1899
John Speer, a chemist, and Andrew Kaul, a local financier, establish the Speer Carbon Company and built the first plant in St. Marys, PA. The company produced carbon brushes used in electric motors and generators.
1930
Speer Carbon builds an electrode graphitizing plant at Niagara Falls, New York. Electrodes produced at St. Marys are shipped to NF for graphitization and machining.
1932
Speer Carbon enters the electronic components market by establishing Speer Resistor Corporation for the mass production of carbon composition resistors for radios.
1961
Airco, a major producer of industrial gases and health care gases and equipment, acquires Speer Carbon under the new name Airco Speer.
1962
With the help of Airco capital, a nine-year, $47 million expansion program is launched to modernize the carbon-graphite operations. This program fully integrates each plant, and positions Airco Speer as the second largest graphite producer in the U.S.
1967
Airco Speer develops an ultra-high power graphite electrode, i.e. using premium coke and pitch impregnation.
1978
Airco Speer becomes the Airco Carbon Division of British Oxygen Corporation (BOC). Airco Speer initiates a $250 million expansion program, which includes a petroleum needle coke plant at Seadrift, Texas.
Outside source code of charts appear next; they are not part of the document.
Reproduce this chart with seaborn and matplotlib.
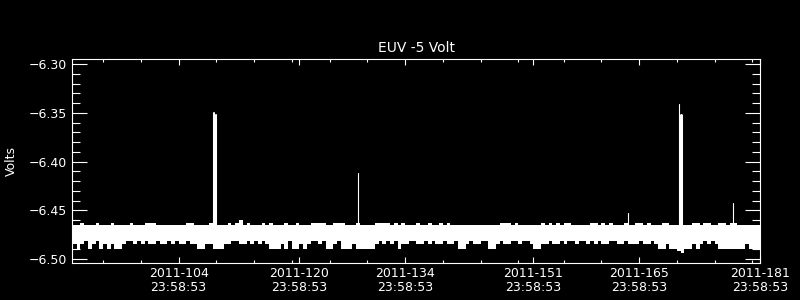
import numpy as np
import pandas as pd
import matplotlib
matplotlib.use("Agg")
import matplotlib.pyplot as plt
import seaborn as sns
from matplotlib.ticker import FixedLocator, MultipleLocator, FuncFormatter

# ---------------- data ----------------
band_start_day = 91.0      # day-of-year 2011-091 00:00
band_step_days = 0.5       # one envelope sample per half day

band_upper = [
    -6.4651, -6.4651, -6.4627, -6.4651, -6.4651, -6.4651, -6.4627, -6.4651, -6.4651, -6.4651,
    -6.4627, -6.4651, -6.4651, -6.4651, -6.4651, -6.4627, -6.4651, -6.4651, -6.4651, -6.4627,
    -6.4627, -6.4627, -6.4651, -6.4651, -6.4651, -6.4651, -6.4651, -6.4651, -6.4651, -6.4651,
    -6.4627, -6.4627, -6.4651, -6.4651, -6.4651, -6.4651, -6.4627, -6.4651, -6.4651, -6.4651,
    -6.4651, -6.4627, -6.4651, -6.4627, -6.4600, -6.4651, -6.4627, -6.4651, -6.4651, -6.4651,
    -6.4627, -6.4651, -6.4627, -6.4651, -6.4651, -6.4651, -6.4627, -6.4651, -6.4651, -6.4627,
    -6.4651, -6.4651, -6.4651, -6.4627, -6.4627, -6.4627, -6.4627, -6.4651, -6.4651, -6.4627,
    -6.4627, -6.4627, -6.4651, -6.4651, -6.4651, -6.4627, -6.4651, -6.4651, -6.4651, -6.4651,
    -6.4627, -6.4627, -6.4627, -6.4627, -6.4651, -6.4627, -6.4651, -6.4627, -6.4651, -6.4651,
    -6.4651, -6.4627, -6.4651, -6.4651, -6.4627, -6.4651, -6.4651, -6.4627, -6.4651, -6.4627,
    -6.4651, -6.4651, -6.4651, -6.4651, -6.4651, -6.4651, -6.4651, -6.4651, -6.4651, -6.4651,
    -6.4651, -6.4651, -6.4651, -6.4627, -6.4627, -6.4627, -6.4651, -6.4627, -6.4651, -6.4651,
    -6.4651, -6.4651, -6.4651, -6.4651, -6.4627, -6.4651, -6.4627, -6.4651, -6.4627, -6.4651,
    -6.4627, -6.4627, -6.4651, -6.4651, -6.4651, -6.4651, -6.4651, -6.4627, -6.4627, -6.4651,
    -6.4627, -6.4651, -6.4627, -6.4651, -6.4651, -6.4651, -6.4627, -6.4651, -6.4651, -6.4627,
    -6.4627, -6.4651, -6.4627, -6.4651, -6.4651, -6.4651, -6.4627, -6.4627, -6.4651, -6.4651,
    -6.4651, -6.4651, -6.4651, -6.4651, -6.4627, -6.4627, -6.4651, -6.4627, -6.4627, -6.4651,
    -6.4651, -6.4627, -6.4627, -6.4651, -6.4627, -6.4627, -6.4651, -6.4651, -6.4651, -6.4651,
    -6.4651, -6.4651,
]

band_lower = [
    -6.4849, -6.4894, -6.4849, -6.4810, -6.4894, -6.4849, -6.4810, -6.4894, -6.4849, -6.4894,
    -6.4849, -6.4894, -6.4894, -6.4849, -6.4810, -6.4810, -6.4849, -6.4810, -6.4849, -6.4810,
    -6.4849, -6.4849, -6.4810, -6.4849, -6.4849, -6.4810, -6.4849, -6.4810, -6.4849, -6.4849,
    -6.4810, -6.4849, -6.4849, -6.4894, -6.4894, -6.4849, -6.4849, -6.4894, -6.4894, -6.4894,
    -6.4849, -6.4849, -6.4810, -6.4810, -6.4849, -6.4849, -6.4810, -6.4849, -6.4810, -6.4849,
    -6.4810, -6.4849, -6.4894, -6.4894, -6.4894, -6.4849, -6.4894, -6.4810, -6.4894, -6.4894,
    -6.4849, -6.4894, -6.4849, -6.4810, -6.4810, -6.4849, -6.4810, -6.4894, -6.4894, -6.4849,
    -6.4810, -6.4894, -6.4894, -6.4894, -6.4849, -6.4894, -6.4894, -6.4894, -6.4894, -6.4894,
    -6.4849, -6.4810, -6.4849, -6.4810, -6.4849, -6.4810, -6.4894, -6.4849, -6.4849, -6.4810,
    -6.4810, -6.4849, -6.4849, -6.4810, -6.4849, -6.4810, -6.4849, -6.4849, -6.4810, -6.4849,
    -6.4849, -6.4810, -6.4894, -6.4894, -6.4849, -6.4810, -6.4849, -6.4849, -6.4810, -6.4810,
    -6.4894, -6.4894, -6.4849, -6.4810, -6.4849, -6.4849, -6.4810, -6.4810, -6.4849, -6.4810,
    -6.4810, -6.4849, -6.4894, -6.4894, -6.4849, -6.4849, -6.4810, -6.4849, -6.4849, -6.4810,
    -6.4849, -6.4810, -6.4810, -6.4849, -6.4810, -6.4810, -6.4849, -6.4810, -6.4849, -6.4810,
    -6.4849, -6.4849, -6.4810, -6.4810, -6.4849, -6.4849, -6.4810, -6.4849, -6.4849, -6.4849,
    -6.4810, -6.4849, -6.4849, -6.4810, -6.4849, -6.4894, -6.4894, -6.4849, -6.4894, -6.4894,
    -6.4915, -6.4940, -6.4894, -6.4894, -6.4849, -6.4894, -6.4849, -6.4810, -6.4849, -6.4810,
    -6.4849, -6.4894, -6.4894, -6.4894, -6.4894, -6.4894, -6.4894, -6.4894, -6.4849, -6.4894,
    -6.4894, -6.4894,
]

spike_days = [109.63, 109.89, 128.78, 164.53, 171.33, 171.55, 178.43]
spike_peaks = [-6.3503, -6.3524, -6.4117, -6.4524, -6.3409, -6.3524, -6.4428]
spike_base = -6.470

tick_days = [104.9992, 120.9992, 134.9992, 151.9992, 165.9992, 181.9992]
tick_labels = ["2011-104\n23:58:53", "2011-120\n23:58:53", "2011-134\n23:58:53",
               "2011-151\n23:58:53", "2011-165\n23:58:53", "2011-181\n23:58:53"]
minor_tick_days = [95, 100, 110, 115, 120, 125, 130, 140, 145, 150,
                   156, 161, 171, 176, 181]

title_text = "EUV -5 Volt"
y_label = "Volts"

# ---------------- styling ----------------
sns.set_theme(style="ticks", rc={
    "figure.facecolor": "black",
    "axes.facecolor": "black",
    "axes.edgecolor": "white",
    "axes.labelcolor": "white",
    "text.color": "white",
    "xtick.color": "white",
    "ytick.color": "white",
    "axes.linewidth": 0.8,
})
plt.rcParams["font.family"] = ["DejaVu Sans"]

fig = plt.figure(figsize=(8, 3), dpi=100, facecolor="black")
ax = fig.add_axes([72 / 800, 1 - 263 / 300, 688 / 800, 204 / 300])
ax.set_facecolor("black")

# band (min..max envelope) drawn by seaborn as a percentile-100 band
days = band_start_day + band_step_days * np.arange(len(band_upper))
edge_days = np.append(days, days[-1] + band_step_days)
up = band_upper + [band_upper[-1]]
lo = band_lower + [band_lower[-1]]
band_df = pd.DataFrame({
    "day": np.concatenate([edge_days, edge_days]),
    "volts": np.concatenate([up, lo]),
})
sns.lineplot(data=band_df, x="day", y="volts", estimator="mean",
             errorbar=("pi", 100), color="white", linewidth=0, ax=ax,
             err_kws=dict(alpha=1, step="post", linewidth=0, edgecolor="none"))

# spikes
spike_widths = [1.5, 1.5, 0.8, 0.8, 0.8, 2.2, 0.8]
spk_df = pd.DataFrame({
    "day": np.repeat(spike_days, 2),
    "volts": np.ravel(np.column_stack([[spike_base] * len(spike_peaks), spike_peaks])),
    "sid": np.repeat(np.arange(len(spike_days)), 2),
})
for k, w in enumerate(spike_widths):
    sns.lineplot(data=spk_df[spk_df["sid"] == k], x="day", y="volts",
                 estimator=None, sort=False, color="white", linewidth=w, ax=ax)

ax.set_xlim(90.88, 182.0)
ax.set_ylim(-6.5041, -6.2946)

ax.xaxis.set_major_locator(FixedLocator(tick_days))
ax.set_xticklabels(tick_labels, fontsize=9, linespacing=1.05)
ax.xaxis.set_minor_locator(FixedLocator(minor_tick_days))
ax.yaxis.set_major_locator(MultipleLocator(0.05))
ax.yaxis.set_minor_locator(MultipleLocator(0.01))
ax.yaxis.set_major_formatter(FuncFormatter(
    lambda v, p: ("\u2212" if v < 0 else "") + f"{abs(v):.2f}"))

ax.tick_params(axis="both", which="both", direction="in", top=True, right=True,
               colors="white", labelcolor="white", width=0.8, labelsize=9)
ax.tick_params(axis="y", which="major", length=10.6, pad=3.4)
ax.tick_params(axis="y", which="minor", length=5.8)
ax.tick_params(axis="x", which="major", length=4.5, pad=3)
ax.tick_params(axis="x", which="minor", length=2.4)

for s in ax.spines.values():
    s.set_color("white")
    s.set_linewidth(0.8)
    s.set_visible(True)

ax.set_xlabel("")
ax.set_ylabel(y_label, fontsize=9, color="white", labelpad=8)
ax.set_title(title_text, fontsize=10, color="white", pad=5)

fig.savefig("out.png", dpi=100, facecolor="black")
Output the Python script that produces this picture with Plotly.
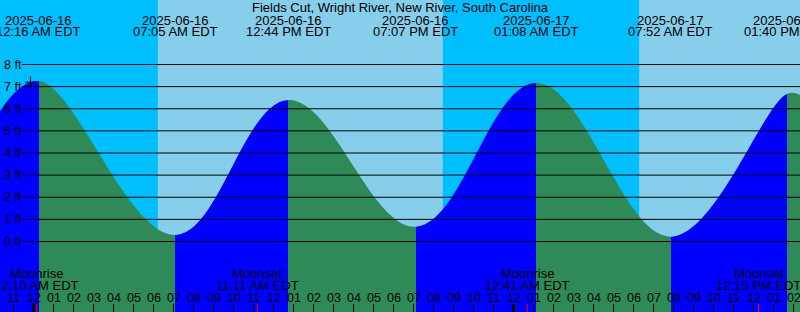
import pandas as pd
import plotly.graph_objects as go

# ---------------- data ----------------
title = "Fields Cut, Wright River, New River, South Carolina"
origin = pd.Timestamp("2025-06-16 00:00")
view_start = "2025-06-15 22:19:30"
view_end = "2025-06-17 14:19:30"

tide_times = ["2025-06-16 00:16", "2025-06-16 07:05", "2025-06-16 12:44",
              "2025-06-16 19:07", "2025-06-17 01:08", "2025-06-17 07:52",
              "2025-06-17 13:40"]
tide_heights = [7.25, 0.29, 6.40, 0.67, 7.16, 0.22, 6.67]   # ft
edge_heights = [5.9, 6.62]   # curve height at the left / right edge of the view

sunrise_times = ["2025-06-16 06:13", "2025-06-17 06:17"]
sunset_times = ["2025-06-16 20:28"]

moon_events = ["Moonrise", "Moonset", "Moonrise", "Moonset"]
moon_times = ["2025-06-16 00:10", "2025-06-16 11:11",
              "2025-06-17 00:41", "2025-06-17 12:15"]

now_time = "2025-06-15 23:51"
now_height = 7.2

ft_levels = [0, 1, 2, 3, 4, 5, 6, 7, 8]
ft_labels = [f"{v} ft" for v in ft_levels]

# ---------------- styles ----------------
W, H = 800, 312
DAY = "#87CEEB"
NIGHT = "#00BFFF"
RISE = "#0000FF"
FALL = "#2E8B57"
FONT = "Liberation Sans, Arial, sans-serif"


def hrs(s):
    return (pd.Timestamp(s) - origin).total_seconds() / 3600.0


def py(p):  # pixel row -> paper y
    return 1 - p / H


x0, x1 = hrs(view_start), hrs(view_end)
cx = [x0] + [hrs(t) for t in tide_times] + [x1]
cy = [edge_heights[0]] + tide_heights + [edge_heights[1]]

# horizontal gradient with hard stops: blue while rising, green while falling
scale = []
for k in range(len(cx) - 1):
    c = RISE if cy[k + 1] > cy[k] else FALL
    fa = (cx[k] - x0) / (x1 - x0)
    fb = (cx[k + 1] - x0) / (x1 - x0)
    scale.append([max(0.0, min(1.0, fa)), c])
    scale.append([max(0.0, min(1.0, fb)), c])
scale[0][0] = 0.0
scale[-1][0] = 1.0

fig = go.Figure()
fig.add_trace(go.Scatter(x=[x0, x1], y=[-4, -4], mode="lines",
                         line=dict(width=0), hoverinfo="skip", showlegend=False))
fig.add_trace(go.Scatter(
    x=cx, y=cy, mode="lines", fill="tonexty",
    line=dict(width=0, shape="spline", smoothing=1.1, color=FALL),
    fillgradient=dict(type="horizontal", colorscale=scale, start=x0, stop=x1),
    hoverinfo="skip", showlegend=False))
fig.add_trace(go.Scatter(
    x=[hrs(now_time)], y=[now_height], mode="markers",
    marker=dict(symbol="cross-thin", size=8, line=dict(width=1, color="black")),
    hoverinfo="skip", showlegend=False))

shapes = []
# night shading
night_spans = [(x0, hrs(sunrise_times[0])), (hrs(sunset_times[0]), hrs(sunrise_times[1]))]
for a, b in night_spans:
    shapes.append(dict(type="rect", xref="x", yref="paper", x0=a, x1=b, y0=0, y1=1,
                       fillcolor=NIGHT, line=dict(width=0), layer="below"))
# horizontal grid lines
for v in ft_levels:
    shapes.append(dict(type="line", xref="paper", yref="y", x0=22 / W, x1=1, y0=v, y1=v,
                       line=dict(color="black", width=1), layer="above"))
# thick midnight ticks
for d in [0, 24]:
    shapes.append(dict(type="line", xref="x", yref="paper", x0=d, x1=d, y0=0, y1=8 / H,
                       line=dict(color="black", width=3), layer="above"))
# moon event ticks
for t in moon_times:
    shapes.append(dict(type="line", xref="x", yref="paper", x0=hrs(t), x1=hrs(t),
                       y0=0, y1=8 / H, line=dict(color="red", width=1), layer="above"))

ann = []


def text(x, y, s, xref="x", xanchor="center", size=13):
    ann.append(dict(x=x, y=y, xref=xref, yref="paper", text=s, showarrow=False,
                    xanchor=xanchor, yanchor="middle",
                    font=dict(family=FONT, size=size, color="black")))


text(0.5, py(7.5), title, xref="paper")
for t in tide_times:
    ts = pd.Timestamp(t)
    text(hrs(t), py(20), ts.strftime("%Y-%m-%d"))
    text(hrs(t), py(31.7), ts.strftime("%I:%M %p") + " EDT")
for name, t in zip(moon_events, moon_times):
    ts = pd.Timestamp(t)
    text(hrs(t), py(273.3), name)
    text(hrs(t), py(285.7), ts.strftime("%I:%M %p") + " EDT")

hour_ticks = list(range(-1, 39))
for h in hour_ticks:
    lab = f"{(h % 12) or 12:02d}"
    text(h, py(297.7), lab, size=12.5)

for v, lab in zip(ft_levels, ft_labels):
    ann.append(dict(x=2 / W, y=v, xref="paper", yref="y", text=lab, showarrow=False,
                    xanchor="left", yanchor="middle",
                    font=dict(family=FONT, size=12.5, color="black")))

fig.update_layout(
    width=W, height=H, margin=dict(l=0, r=0, t=0, b=0, pad=0),
    plot_bgcolor=DAY, paper_bgcolor=DAY,
    shapes=shapes, annotations=ann, showlegend=False,
    xaxis=dict(range=[x0, x1], showgrid=False, zeroline=False, showticklabels=False,
               ticks="inside", ticklen=8, tickwidth=1, tickcolor="black",
               tickvals=hour_ticks, showline=False, fixedrange=True),
    yaxis=dict(range=[(241.5 - H) / 22.125, 241.5 / 22.125], visible=False,
               fixedrange=True),
)

fig.write_html("out.html", config={"displayModeBar": False})
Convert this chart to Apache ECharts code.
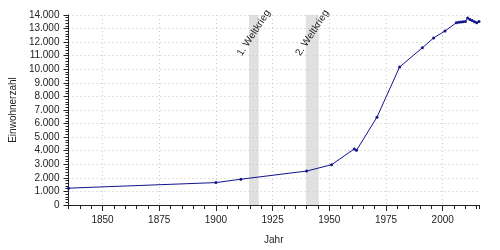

Completed in August 1983.
1988
A group of managers and outside investors acquire the assets of the Airco Carbon and Airco Carbide Divisions of BOC and form a new company: The Carbide/Graphite Group, Inc.
1995
CGGI becomes a public company and a $100 million modernization plan is announced and implemented.
2001
CGGI files for Chapter 11 bankruptcy and shuts down St. Marys operations in November 2002.
May 2003
C/G Electrodes LLC is formed to acquire the former CGGI St. Marys plant and selected assets from the Niagara Falls plant. C/G’s first electrodes are shipped three months later, and C/G begins a two-year, 100 percent success-rate qualification campaign.
May 2005
C/G Electrodes’ major shareholder leads an investment group which acquires Seadrift Coke LLC, manufacturer of Petroleum Needle Coke, the main raw material used in the graphite electrode manufacturing process.